Chaque humain doit ainsi être conscient qu’il est à la fois citoyen du monde, citoyen de son continent et de son pays, citoyen de ses lieux de vie successifs, au long de son existence et qu’il doit gérer ces différentes citoyennetés avec une ambition de défense de l’intérêt général.
Cela ne veut pas dire, bien entendu, une uniformisation totale mais cela veut dire la prise de conscience d’un intérêt général planétaire. La taille de l’espèce humaine et le poids qu’elle fait peser sur la biosphère nécessite une gouvernance d’ensemble indispensable. Prétendre conduire une politique écologique à l’échelle d’un seul pays n’a évidemment aucun sens. Ce qu’il faut aujourd’hui c’est réduire la taille de l’espèce humaine et l’ampleur de son empreinte sur le reste de la nature. Pour cela, il faut décider d’une politique commune, dans la ligne des objectifs du développement durable (ODD) adoptés par l’ONU.
Evidemment, ce discours universaliste paraît totalement utopique à un moment où les idéologies totalitaires ( islamisme radical, communisme ) et les nationalismes identitaires s’affichent de la manière la plus agressive, n’hésitant pas à relancer des guerres que l’on croyait à jamais reléguées dans un passé révolu.
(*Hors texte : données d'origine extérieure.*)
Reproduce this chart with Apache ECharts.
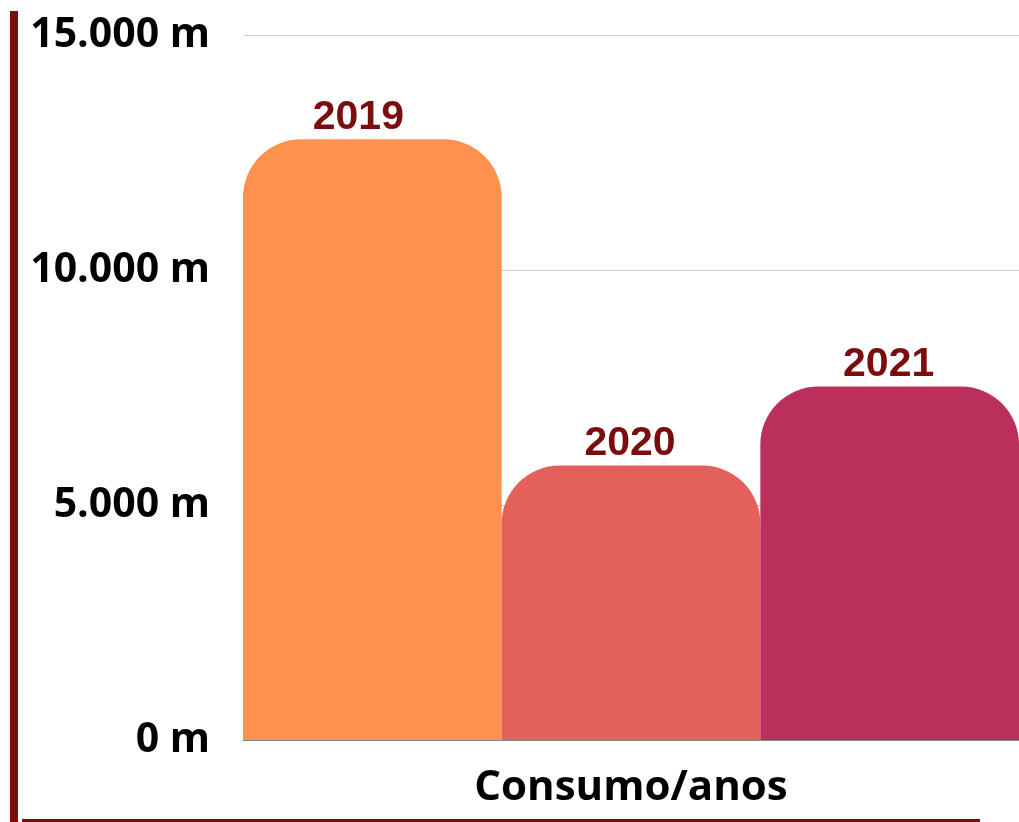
<!DOCTYPE html>
<html><head><meta charset="utf-8">
<script src="https://cdn.jsdelivr.net/npm/echarts@6/dist/echarts.min.js"></script>
<style>html,body{margin:0;padding:0;background:#fff}#c{width:1019px;height:822px}</style>
</head><body><div id="c"></div>
<script>
const categories = ['Consumo/anos'];
const seriesNames = ['2019', '2020', '2021'];
const seriesValues = [12780, 5840, 7520];
const seriesColors = ['#FE914D', '#E4605A', '#BB2F5B'];
const yTicks = [0, 5000, 10000, 15000];

const chart = echarts.init(document.getElementById('c'));
const fmt = v => String(v).replace(/\B(?=(\d{3})+(?!\d))/g, '.') + ' m';
chart.setOption({
  animation: false,
  grid: { left: 243, right: -4, top: 35, bottom: 82, containLabel: false },
  xAxis: {
    type: 'category', data: categories,
    axisLine: { lineStyle: { color: '#888', width: 1 } },
    axisTick: { show: false },
    axisLabel: { fontFamily: 'Open Sans', fontWeight: 'bold', fontSize: 42, color: '#000', margin: 27 }
  },
  yAxis: {
    type: 'value', min: yTicks[0], max: yTicks[yTicks.length - 1], interval: 5000,
    axisLine: { show: false }, axisTick: { show: false },
    splitLine: { lineStyle: { color: '#cccccc', width: 1 } },
    axisLabel: { formatter: fmt, fontFamily: 'Open Sans', fontWeight: 'bold', fontSize: 41, color: '#000', margin: 33, padding: [6, 0, 0, 0] }
  },
  graphic: [
    { type: 'rect', left: 10, top: 11, shape: { width: 8, height: 811 }, style: { fill: '#7a0e0e' } },
    { type: 'rect', left: 22, top: 819, shape: { width: 958, height: 3 }, style: { fill: '#7a0e0e' } }
  ],
  series: seriesNames.map((n, i) => ({
    type: 'bar', name: n, data: [seriesValues[i]],
    barGap: '0%', barCategoryGap: '0%',
    itemStyle: { color: seriesColors[i], borderRadius: [58, 58, 0, 0] },
    label: { show: true, position: 'top', distance: 1, offset: [i === 0 ? -14 : -1, 0], formatter: '{a}', fontFamily: 'Liberation Sans', fontWeight: 'bold', fontSize: 41, color: '#7a0e0e' }
  }))
});
</script></body></html>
Les idéologies anti-libérales et les discours nationalistes fleurissent à nouveau partout, mettant l’accent sur tout ce qui sépare et divise, sur l’affichage d’identités culturelles qui permettent de maintenir des régimes autoritaires qui ne peuvent se poser qu’en s’opposant aux autres, en mettant en scène de prétendues agressions extérieures, en exhibant leurs forces militaires et leurs logiques de guerre.
Pour affronter la conjonction des risques ( climatique, alimentaire, épidémique, militaire, géostratégique…. ) qui peut conduire à une crise systémique susceptible d’être catastrophique pour l’espèce humaine, les démocraties libérales doivent porter le discours des valeurs de liberté, de démocratie et de paix et celui de l’intérêt général de l’humanité.
La France et l’Europe doivent s’inscrire fermement dans cette orientation et ne pas hésiter à affirmer clairement les valeurs qui les définissent face à des régimes autoritaires qui affichent sans vergogne leur volonté de puissance, leur ambition de conquête et qui veulent imposer partout le modèle dictatorial qu’ils ont établi dans leurs propres pays. Il faut tout faire pour que le parti communiste chinois et ses alliés n’imposent pas leur hégémonie totalitaire à l’ensemble du monde en 2049 comme ils ont affiché l’ambition de le faire. L’alliance des démocraties libérales est donc déterminante. Elle doit renforcer ses liens et ses capacités militaires pour défendre partout les valeurs fondamentales qui permettront d’assurer le développement harmonieux de l’humanité.